Екатерина Захаровна ушла на кухню, и через минуту там басом загудел работящий примус. Семен Григорьевич любующимися отцовскими глазами оглядел ладную фигуру Коли Савина и сказал растроганно:
— Молодец, что пришел, молодец!
— Мы с ребятами собирались еще позавчера проведать вас, да побоялись…
— Уж не меня ли? — удивился Семен Григорьевич и невесело пошутил: — Неужто я для вас такой страшный стал?
— Что вы, Семен Григорьевич! И не стыдно вам? Все ребята вас любят… как и раньше. Мы потому не шли, думали застать здесь…
Коля Савин запнулся, не желая произносить ненавистное Кирюшкино имя. Семен Григорьевич понял его и сочувственно кашлянул.
— Та-ак… — раздумчиво сказал он. — А нынче что ж не побоялся ты с ним встретиться?
— Прояснилось кое-что. Попытались мы сегодня узнать у него про ваше здоровье, а он и говорит… В общем, догадались мы, что он к вам и носа не кажет.
— Что же Кирюшка молвил? Что?
Семен Григорьевич даже с кровати вскочил — так не терпелось ему поскорее узнать, почему Кирюшка отплатил черной неблагодарностью за все его заботы о нем.

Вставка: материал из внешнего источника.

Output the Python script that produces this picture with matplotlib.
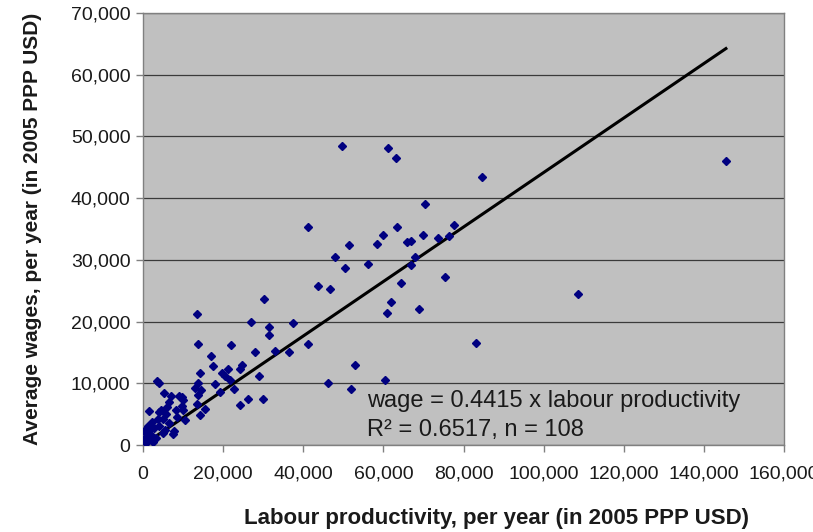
import matplotlib
matplotlib.use("Agg")
import matplotlib.pyplot as plt
from matplotlib.ticker import FuncFormatter, MultipleLocator

plt.rcParams['font.family'] = ['Liberation Sans', 'DejaVu Sans']

# Labour productivity (thousand 2005 PPP USD per year)
productivity_k = [
    49.6, 61.1, 63.2, 84.5, 70.5, 41.2, 63.4, 59.8, 70.0, 77.7,
    76.5, 73.7, 51.3, 58.4, 65.8, 66.8, 47.9, 50.4, 56.2, 67.9,
    66.9, 43.7, 46.7, 64.3, 75.5, 61.9, 60.8, 68.8, 37.4, 36.5,
    41.2, 83.2, 53.0, 46.3, 60.4, 51.9, 145.5, 108.6,
    30.2, 13.6, 27.0, 31.5, 31.5, 13.8, 21.9, 16.9, 28.0, 33.0,
    17.4, 24.6, 24.2, 14.2, 19.6, 21.1, 20.5, 21.7, 29.0, 13.8,
    18.0, 13.0, 14.4, 19.2, 22.7, 10.1, 13.8, 13.6, 24.2, 26.3,
    15.5, 14.2, 10.1, 10.5, 30.0,
    3.4, 3.9, 5.3, 7.0, 9.1, 6.6, 8.2, 1.6, 4.5, 5.7,
    3.7, 1.2, 2.8, 6.6, 7.8, 4.9, 2.0, 0.3, 0.3, 1.6,
    3.2, 9.7, 7.6, 5.5, 4.1, 9.7, 6.0, 2.5, 1.0, 4.0,
    8.5, 2.2, 0.8, 5.0, 1.4,
]

# Average wages (thousand 2005 PPP USD per year)
wages_k = [
    48.5, 48.2, 46.5, 43.4, 39.1, 35.3, 35.4, 34.0, 34.0, 35.6,
    33.9, 33.5, 32.4, 32.6, 32.9, 33.1, 30.4, 28.6, 29.3, 30.4,
    29.1, 25.7, 25.3, 26.3, 27.2, 23.2, 21.4, 22.0, 19.7, 15.0,
    16.3, 16.6, 13.0, 10.0, 10.5, 9.1, 46.0, 24.5,
    23.6, 21.3, 20.0, 19.2, 17.8, 16.4, 16.2, 14.4, 15.1, 15.3,
    12.8, 13.0, 12.3, 11.7, 11.6, 12.3, 11.1, 10.5, 11.2, 10.0,
    9.9, 9.2, 8.9, 8.6, 9.0, 7.3, 8.1, 6.7, 6.5, 7.4,
    5.9, 4.9, 5.7, 4.1, 7.4,
    10.4, 10.1, 8.5, 7.9, 7.9, 6.9, 5.7, 5.5, 5.7, 5.0,
    4.2, 3.0, 2.7, 3.6, 2.2, 1.9, 1.6, 2.2, 0.8, 1.1,
    1.2, 6.3, 1.8, 2.4, 5.4, 7.7, 6.2, 0.5, 1.5, 3.0,
    4.5, 3.8, 0.3, 4.2, 2.5,
]

slope = 0.4415
r_squared = 0.6517

x = [v * 1000 for v in productivity_k]
y = [v * 1000 for v in wages_k]
n_obs = len(x)

fig = plt.figure(figsize=(8.13, 5.32), dpi=100)
ax = fig.add_axes([143 / 813, 1 - 445 / 532, (784 - 143) / 813, (445 - 13) / 532])
ax.set_facecolor('#C0C0C0')

ax.set_xlim(0, 160000)
ax.set_ylim(0, 70000)
ax.xaxis.set_major_locator(MultipleLocator(20000))
ax.yaxis.set_major_locator(MultipleLocator(10000))
fmt = FuncFormatter(lambda v, p: f"{int(v):,}")
ax.xaxis.set_major_formatter(fmt)
ax.yaxis.set_major_formatter(fmt)

ax.grid(axis='y', color='#3a3a3a', linewidth=0.9)
ax.set_axisbelow(True)

for s in ax.spines.values():
    s.set_color('#808080')
    s.set_linewidth(1.0)

ax.tick_params(axis='both', direction='out', length=5, width=1, color='#808080',
               labelsize=14, labelcolor='#1a1a1a')
ax.tick_params(axis='x', pad=10)
ax.tick_params(axis='y', pad=4)

# Regression line through the origin
x_end = max(x)
ax.plot([0, x_end], [0, slope * x_end], color='black', linewidth=2.2, zorder=3)

ax.plot(x, y, linestyle='none', marker='D', markersize=4.3,
        color='#000080', markeredgecolor='#000080', zorder=4)

ax.text(56000, 7050, f"wage = {slope} x labour productivity",
        fontsize=17, color='#1a1a1a', va='center', ha='left')
ax.text(56000, 2450, f"R² = {r_squared}, n = {n_obs}",
        fontsize=17, color='#1a1a1a', va='center', ha='left')

ax.set_xlabel("Labour productivity, per year (in 2005 PPP USD)",
              fontsize=16, fontweight='bold', color='#1a1a1a')
ax.xaxis.set_label_coords(0.551, -0.169)
ax.xaxis.label.set_verticalalignment('center')
ax.set_ylabel("Average wages, per year (in 2005 PPP USD)",
              fontsize=15, fontweight='bold', color='#1a1a1a', labelpad=21)

fig.savefig("out.png", dpi=100, facecolor='white')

Коля Савин замялся. Он давно уже чувствовал себя не в своей тарелке, а теперь совсем запутался. Говорить о Кирюшке хорошее Коля никак не мог, так как знал о нем одно лишь плохое; ругать же его при Семене Григорьевиче не хотелось, чтобы мастер не подумал, будто он сводит с Кирюшкой счеты.
— Руби сплеча, Никола! — приказал Семен Григорьевич. — Узнавать — так уж всю правду.

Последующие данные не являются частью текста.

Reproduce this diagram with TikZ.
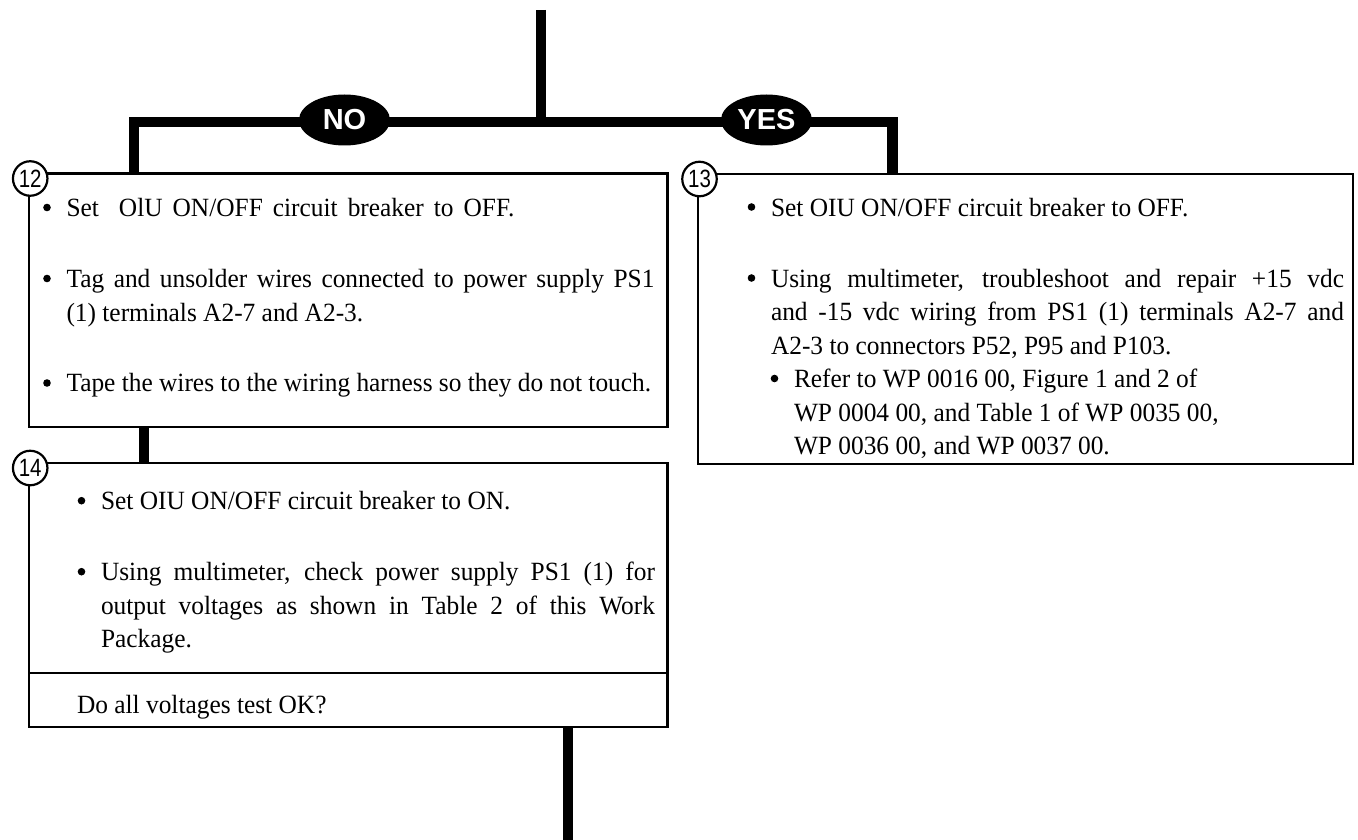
\documentclass[tikz,border=0pt]{standalone}
\usepackage{fontspec}
\setmainfont[FakeStretch=0.965]{Liberation Serif}
\newfontfamily\lblfont{Liberation Sans}
\newfontfamily\numfont[FakeStretch=0.82]{Liberation Sans}
\usetikzlibrary{shapes.geometric,calc}
\setlength{\parindent}{0pt}
\tikzset{
  box/.style={draw, line width=2.4pt, rectangle, inner sep=0pt, outer sep=0pt, anchor=north west, fill=white},
  flow/.style={line width=10.5pt},
  oval/.style={ellipse, fill=black, text=white, minimum width=91pt, minimum height=51pt, inner sep=0pt,
    font=\lblfont\bfseries\fontsize{29}{29}\selectfont},
  num/.style={circle, draw, line width=2.2pt, fill=white, minimum size=34.5pt, inner sep=0pt,
    font=\numfont\fontsize{25}{25}\selectfont},
  txt/.style={anchor=north west, inner sep=0pt, outer sep=0pt, font=\fontsize{26.3}{33.5}\selectfont,
    execute at begin node={\tolerance=9999\hyphenpenalty=10000\exhyphenpenalty=10000}},
}
\newcommand\bdot{\tikz[baseline=0pt]\fill[black] (0pt,9pt) circle (3.8pt);}
\newcommand\bul{\noindent\strut\llap{\bdot\hspace{15.7pt}}}
\newcommand\gap{\par\vskip37.5pt}
\begin{document}
\begin{tikzpicture}[x=1pt,y=-1pt]
\useasboundingbox (0,0) rectangle (1358,840);

% named points of the connectors
\coordinate (start) at (541,10);
\coordinate (fork) at (541,122);
\coordinate (nox) at (134,0);
\coordinate (yesx) at (892.5,0);
\coordinate (linkx) at (144,0);
\coordinate (outx) at (568,0);
\coordinate (end) at (568,840);

% boxes
\node[box, minimum width=638.8pt, minimum height=253.5pt] (b12) at (28.7,173.5) {};
\node[box, minimum width=655pt, minimum height=290pt] (b13) at (698,174) {};
\node[box, minimum width=638.8pt, minimum height=210pt] (b14) at (28.7,463) {};
\node[box, minimum width=638.8pt, minimum height=54pt] (q14) at (28.7,673) {};

% connectors
\draw[flow] (start) -- (fork);
\draw[flow] (b12.north -| nox) |- (fork) -| (b13.north -| yesx);
\draw[flow] (b12.south -| linkx) -- (b14.north -| linkx);
\draw[flow] (q14.south -| outx) -- (end);

% decision labels
\node[oval] (no) at (344.5,120) {NO};
\node[oval] (yes) at (766.5,120) {YES};

% step numbers
\node[num] (c12) at ($(b12.north west)+(1.5,5)$) {12};
\node[num] (c13) at ($(b13.north west)+(1.5,5)$) {13};
\node[num] (c14) at ($(b14.north west)+(1.5,5)$) {14};

% texts
\node[txt, text width=588pt, align=justify] (t12) at (66.5,193.05) {%
\bul\makebox[448pt][s]{Set\ \ OlU ON/OFF circuit breaker to OFF.}\gap
\bul Tag and unsolder wires connected to power supply PS1\linebreak (1) terminals A2-7 and A2-3.\gap
\bul Tape the wires to the wiring harness so they do not touch.};

\node[txt, text width=573pt, align=justify] (t13) at (771,192.55) {%
\bul Set OIU ON/OFF circuit breaker to OFF.\gap
\bul Using multimeter, troubleshoot and repair +15 vdc\linebreak and -15 vdc wiring from PS1 (1) terminals A2-7 and\linebreak A2-3 to connectors P52, P95 and P103.};

\node[txt, align=left] (t13s) at (794,364.05) {%
\strut\llap{\bdot\hspace{15.7pt}}Refer to WP 0016 00, Figure 1 and 2 of\\
WP 0004 00, and Table 1 of WP 0035 00,\\
WP 0036 00, and WP 0037 00.};

\node[txt, text width=554pt, align=justify] (t14) at (101,486.25) {%
\bul Set OIU ON/OFF circuit breaker to ON.\gap
\bul Using multimeter, check power supply PS1 (1) for\linebreak output voltages as shown in Table 2 of this Work\linebreak Package.};

\node[txt, align=left] (t14q) at (77,690.5) {\strut Do all voltages test OK?};
\end{tikzpicture}
\end{document}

— Мне его слова и повторять-то неохота… В общем, распространялся он в том плане, что болезнь у вас дипломатическая, чтобы не отвечать за его работу, если он не управится с тремя станками…
Семен Григорьевич даже охнул, заслышав такое.
— И язык у него не отсох?
— Не отсох… — виновато ответил Коля Савин.
Семен Григорьевич опустил голову и закручинился.